State only the number of lines that include "this".

AVAILABLE DATA →

** BEGIN **

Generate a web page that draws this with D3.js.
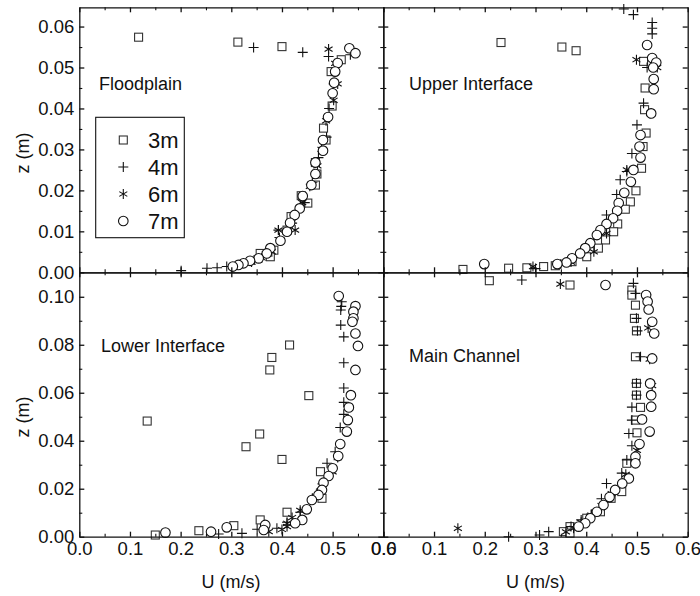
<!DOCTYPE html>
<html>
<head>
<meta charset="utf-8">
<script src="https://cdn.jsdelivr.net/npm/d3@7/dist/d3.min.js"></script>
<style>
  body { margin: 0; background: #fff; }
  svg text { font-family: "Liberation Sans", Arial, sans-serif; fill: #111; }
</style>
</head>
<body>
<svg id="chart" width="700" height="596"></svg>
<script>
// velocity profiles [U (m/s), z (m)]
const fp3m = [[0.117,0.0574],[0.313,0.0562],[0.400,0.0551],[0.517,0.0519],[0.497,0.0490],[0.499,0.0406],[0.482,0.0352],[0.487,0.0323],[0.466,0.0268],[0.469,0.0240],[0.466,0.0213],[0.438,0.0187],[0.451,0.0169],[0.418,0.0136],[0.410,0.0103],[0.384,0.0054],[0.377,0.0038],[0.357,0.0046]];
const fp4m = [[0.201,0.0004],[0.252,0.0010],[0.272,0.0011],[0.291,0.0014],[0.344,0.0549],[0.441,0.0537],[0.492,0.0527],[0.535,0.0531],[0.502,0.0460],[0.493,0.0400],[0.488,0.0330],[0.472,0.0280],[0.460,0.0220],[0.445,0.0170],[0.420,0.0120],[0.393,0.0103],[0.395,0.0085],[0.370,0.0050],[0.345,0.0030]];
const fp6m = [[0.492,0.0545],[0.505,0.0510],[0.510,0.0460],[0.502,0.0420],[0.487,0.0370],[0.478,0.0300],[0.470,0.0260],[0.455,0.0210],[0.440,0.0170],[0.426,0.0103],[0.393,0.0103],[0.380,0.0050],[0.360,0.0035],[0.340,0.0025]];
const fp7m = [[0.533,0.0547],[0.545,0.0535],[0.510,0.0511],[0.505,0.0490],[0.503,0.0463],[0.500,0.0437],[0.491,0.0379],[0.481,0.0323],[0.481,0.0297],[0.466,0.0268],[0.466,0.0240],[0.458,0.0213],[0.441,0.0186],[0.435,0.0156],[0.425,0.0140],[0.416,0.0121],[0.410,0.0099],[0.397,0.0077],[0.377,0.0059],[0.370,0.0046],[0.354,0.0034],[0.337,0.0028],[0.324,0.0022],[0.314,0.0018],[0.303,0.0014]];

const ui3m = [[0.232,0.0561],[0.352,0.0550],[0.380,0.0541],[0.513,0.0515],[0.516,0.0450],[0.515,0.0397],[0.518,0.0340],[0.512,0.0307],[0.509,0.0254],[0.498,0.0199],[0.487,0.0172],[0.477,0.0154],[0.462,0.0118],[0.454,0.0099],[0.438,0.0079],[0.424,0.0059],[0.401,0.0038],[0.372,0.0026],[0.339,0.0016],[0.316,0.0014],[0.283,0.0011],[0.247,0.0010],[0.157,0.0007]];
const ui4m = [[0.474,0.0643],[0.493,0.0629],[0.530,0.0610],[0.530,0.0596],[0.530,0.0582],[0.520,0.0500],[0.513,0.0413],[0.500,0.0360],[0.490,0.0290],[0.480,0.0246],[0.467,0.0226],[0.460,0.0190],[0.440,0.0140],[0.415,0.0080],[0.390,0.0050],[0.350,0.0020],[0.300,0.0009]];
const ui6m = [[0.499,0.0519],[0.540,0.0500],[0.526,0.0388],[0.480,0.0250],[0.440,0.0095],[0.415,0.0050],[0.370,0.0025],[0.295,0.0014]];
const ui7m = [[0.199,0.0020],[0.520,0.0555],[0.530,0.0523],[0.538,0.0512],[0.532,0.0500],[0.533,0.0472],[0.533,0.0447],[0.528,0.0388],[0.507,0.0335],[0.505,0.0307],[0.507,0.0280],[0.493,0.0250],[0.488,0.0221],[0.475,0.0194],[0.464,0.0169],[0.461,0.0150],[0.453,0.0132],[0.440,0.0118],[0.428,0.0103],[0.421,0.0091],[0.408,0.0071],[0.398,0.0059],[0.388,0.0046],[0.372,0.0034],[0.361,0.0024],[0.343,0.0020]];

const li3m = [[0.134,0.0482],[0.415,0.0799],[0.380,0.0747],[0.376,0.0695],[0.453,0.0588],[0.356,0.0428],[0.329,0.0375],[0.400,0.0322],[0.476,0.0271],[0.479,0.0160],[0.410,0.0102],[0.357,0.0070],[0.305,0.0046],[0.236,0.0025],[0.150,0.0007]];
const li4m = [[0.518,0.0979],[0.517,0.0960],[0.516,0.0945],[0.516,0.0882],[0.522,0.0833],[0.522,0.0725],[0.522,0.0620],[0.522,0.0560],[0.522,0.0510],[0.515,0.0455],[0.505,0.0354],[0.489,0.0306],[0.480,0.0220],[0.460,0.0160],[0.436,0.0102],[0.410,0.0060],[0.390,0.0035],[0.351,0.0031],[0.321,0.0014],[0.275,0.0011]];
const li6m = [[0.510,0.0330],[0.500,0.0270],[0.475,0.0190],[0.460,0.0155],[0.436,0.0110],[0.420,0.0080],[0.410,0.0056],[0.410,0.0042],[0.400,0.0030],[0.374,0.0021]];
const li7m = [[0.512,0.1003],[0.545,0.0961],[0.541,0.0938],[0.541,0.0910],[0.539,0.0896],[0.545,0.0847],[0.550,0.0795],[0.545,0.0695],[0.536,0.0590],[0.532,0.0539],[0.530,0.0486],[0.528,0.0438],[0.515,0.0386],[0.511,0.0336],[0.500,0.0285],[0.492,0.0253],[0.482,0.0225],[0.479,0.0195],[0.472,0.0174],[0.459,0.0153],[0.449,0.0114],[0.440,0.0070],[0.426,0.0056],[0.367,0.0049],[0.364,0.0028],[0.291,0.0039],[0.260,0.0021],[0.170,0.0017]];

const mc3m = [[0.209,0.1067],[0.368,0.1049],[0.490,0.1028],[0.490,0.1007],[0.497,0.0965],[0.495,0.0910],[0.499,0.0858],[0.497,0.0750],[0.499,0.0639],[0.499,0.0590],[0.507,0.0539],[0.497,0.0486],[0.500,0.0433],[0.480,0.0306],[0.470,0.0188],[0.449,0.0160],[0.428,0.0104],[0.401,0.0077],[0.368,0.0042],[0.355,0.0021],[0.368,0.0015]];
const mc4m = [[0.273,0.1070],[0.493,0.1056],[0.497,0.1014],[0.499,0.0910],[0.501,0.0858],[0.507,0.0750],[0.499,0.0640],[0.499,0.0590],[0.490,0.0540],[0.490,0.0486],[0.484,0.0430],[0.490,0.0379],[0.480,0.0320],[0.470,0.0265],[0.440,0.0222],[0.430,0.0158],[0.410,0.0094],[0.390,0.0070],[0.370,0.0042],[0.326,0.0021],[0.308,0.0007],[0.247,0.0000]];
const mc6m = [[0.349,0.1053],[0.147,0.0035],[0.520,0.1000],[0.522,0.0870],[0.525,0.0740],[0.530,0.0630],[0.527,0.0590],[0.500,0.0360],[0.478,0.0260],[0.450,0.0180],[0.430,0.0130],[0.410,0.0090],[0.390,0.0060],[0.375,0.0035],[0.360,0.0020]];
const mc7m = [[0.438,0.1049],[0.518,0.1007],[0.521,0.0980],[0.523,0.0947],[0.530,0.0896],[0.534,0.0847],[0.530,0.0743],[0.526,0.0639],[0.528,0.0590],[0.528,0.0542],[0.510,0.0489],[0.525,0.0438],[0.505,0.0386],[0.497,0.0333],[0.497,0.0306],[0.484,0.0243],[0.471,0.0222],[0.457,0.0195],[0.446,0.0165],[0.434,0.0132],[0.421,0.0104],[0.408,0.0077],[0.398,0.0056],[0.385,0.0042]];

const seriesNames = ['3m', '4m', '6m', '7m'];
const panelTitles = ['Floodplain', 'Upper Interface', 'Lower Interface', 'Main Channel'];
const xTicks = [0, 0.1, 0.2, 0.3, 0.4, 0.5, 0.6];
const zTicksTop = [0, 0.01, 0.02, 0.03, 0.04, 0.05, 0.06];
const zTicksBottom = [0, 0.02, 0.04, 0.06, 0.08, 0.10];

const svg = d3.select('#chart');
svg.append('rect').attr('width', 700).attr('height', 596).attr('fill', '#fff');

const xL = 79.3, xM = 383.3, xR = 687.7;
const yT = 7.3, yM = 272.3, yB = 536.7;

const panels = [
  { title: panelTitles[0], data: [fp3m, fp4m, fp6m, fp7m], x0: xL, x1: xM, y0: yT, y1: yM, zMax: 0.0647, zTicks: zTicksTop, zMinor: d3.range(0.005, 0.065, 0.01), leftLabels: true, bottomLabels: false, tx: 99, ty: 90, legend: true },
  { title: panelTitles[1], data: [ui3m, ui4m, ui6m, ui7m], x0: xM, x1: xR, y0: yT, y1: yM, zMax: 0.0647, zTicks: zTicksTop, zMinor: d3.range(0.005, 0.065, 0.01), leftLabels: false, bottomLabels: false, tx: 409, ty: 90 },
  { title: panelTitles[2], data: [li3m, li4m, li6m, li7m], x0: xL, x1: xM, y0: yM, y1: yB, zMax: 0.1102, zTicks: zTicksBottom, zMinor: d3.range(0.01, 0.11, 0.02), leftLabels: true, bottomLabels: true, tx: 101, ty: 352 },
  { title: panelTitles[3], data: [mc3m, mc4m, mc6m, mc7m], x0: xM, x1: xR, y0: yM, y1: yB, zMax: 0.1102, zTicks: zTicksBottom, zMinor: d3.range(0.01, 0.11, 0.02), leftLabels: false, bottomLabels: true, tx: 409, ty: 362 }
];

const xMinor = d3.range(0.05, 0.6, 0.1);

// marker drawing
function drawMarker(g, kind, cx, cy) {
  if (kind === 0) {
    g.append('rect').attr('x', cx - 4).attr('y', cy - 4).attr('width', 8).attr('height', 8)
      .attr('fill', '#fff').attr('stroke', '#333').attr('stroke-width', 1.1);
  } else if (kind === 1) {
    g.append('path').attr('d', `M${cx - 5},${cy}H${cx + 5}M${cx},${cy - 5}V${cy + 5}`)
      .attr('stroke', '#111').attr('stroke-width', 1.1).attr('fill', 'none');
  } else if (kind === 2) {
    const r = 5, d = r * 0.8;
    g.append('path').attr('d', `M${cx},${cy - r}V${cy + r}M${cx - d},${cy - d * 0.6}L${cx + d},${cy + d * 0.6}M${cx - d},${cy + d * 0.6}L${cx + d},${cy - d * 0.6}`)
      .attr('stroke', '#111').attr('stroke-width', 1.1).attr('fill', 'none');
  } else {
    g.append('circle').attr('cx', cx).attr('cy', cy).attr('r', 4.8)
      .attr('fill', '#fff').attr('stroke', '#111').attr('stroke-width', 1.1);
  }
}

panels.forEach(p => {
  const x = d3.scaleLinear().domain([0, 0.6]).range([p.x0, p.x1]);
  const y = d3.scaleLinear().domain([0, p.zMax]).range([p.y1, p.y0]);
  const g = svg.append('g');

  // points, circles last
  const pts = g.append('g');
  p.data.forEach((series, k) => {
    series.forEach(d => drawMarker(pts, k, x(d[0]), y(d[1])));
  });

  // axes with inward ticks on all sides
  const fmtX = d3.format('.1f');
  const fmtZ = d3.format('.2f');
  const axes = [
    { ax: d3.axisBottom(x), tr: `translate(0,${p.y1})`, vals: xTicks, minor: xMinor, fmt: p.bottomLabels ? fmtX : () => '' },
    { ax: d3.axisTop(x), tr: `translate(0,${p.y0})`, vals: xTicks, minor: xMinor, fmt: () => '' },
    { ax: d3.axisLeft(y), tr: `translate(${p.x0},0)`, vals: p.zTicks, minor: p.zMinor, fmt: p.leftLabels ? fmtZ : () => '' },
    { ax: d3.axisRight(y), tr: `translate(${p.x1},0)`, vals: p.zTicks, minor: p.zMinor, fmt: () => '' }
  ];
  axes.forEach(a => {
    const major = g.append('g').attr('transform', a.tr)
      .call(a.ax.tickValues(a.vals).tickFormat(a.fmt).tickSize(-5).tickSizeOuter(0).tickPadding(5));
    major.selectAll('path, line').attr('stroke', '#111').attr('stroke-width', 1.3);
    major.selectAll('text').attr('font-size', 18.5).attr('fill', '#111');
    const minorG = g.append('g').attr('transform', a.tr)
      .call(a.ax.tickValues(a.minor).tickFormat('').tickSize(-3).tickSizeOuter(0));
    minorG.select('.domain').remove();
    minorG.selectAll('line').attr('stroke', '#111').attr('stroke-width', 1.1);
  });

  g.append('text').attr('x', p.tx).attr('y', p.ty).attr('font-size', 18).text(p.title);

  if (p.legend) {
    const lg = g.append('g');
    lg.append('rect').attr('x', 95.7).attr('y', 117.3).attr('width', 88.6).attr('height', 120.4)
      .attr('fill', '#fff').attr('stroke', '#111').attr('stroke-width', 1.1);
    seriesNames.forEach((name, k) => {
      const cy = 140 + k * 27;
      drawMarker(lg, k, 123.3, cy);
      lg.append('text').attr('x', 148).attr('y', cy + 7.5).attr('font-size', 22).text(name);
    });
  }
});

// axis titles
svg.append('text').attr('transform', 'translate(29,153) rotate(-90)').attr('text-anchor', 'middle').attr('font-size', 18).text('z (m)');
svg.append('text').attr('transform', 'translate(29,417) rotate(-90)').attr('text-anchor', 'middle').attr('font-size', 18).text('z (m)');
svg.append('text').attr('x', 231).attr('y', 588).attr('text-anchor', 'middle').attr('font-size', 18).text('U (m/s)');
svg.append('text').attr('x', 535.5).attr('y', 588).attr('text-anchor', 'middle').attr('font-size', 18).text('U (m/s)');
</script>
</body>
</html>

** END **
** BEGIN **

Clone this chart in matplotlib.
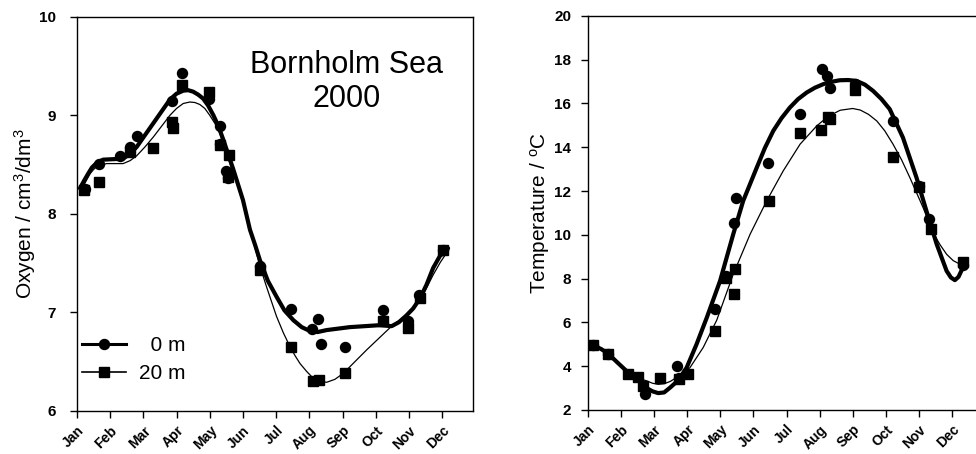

** END **

WRITTEN SOLUTION →
2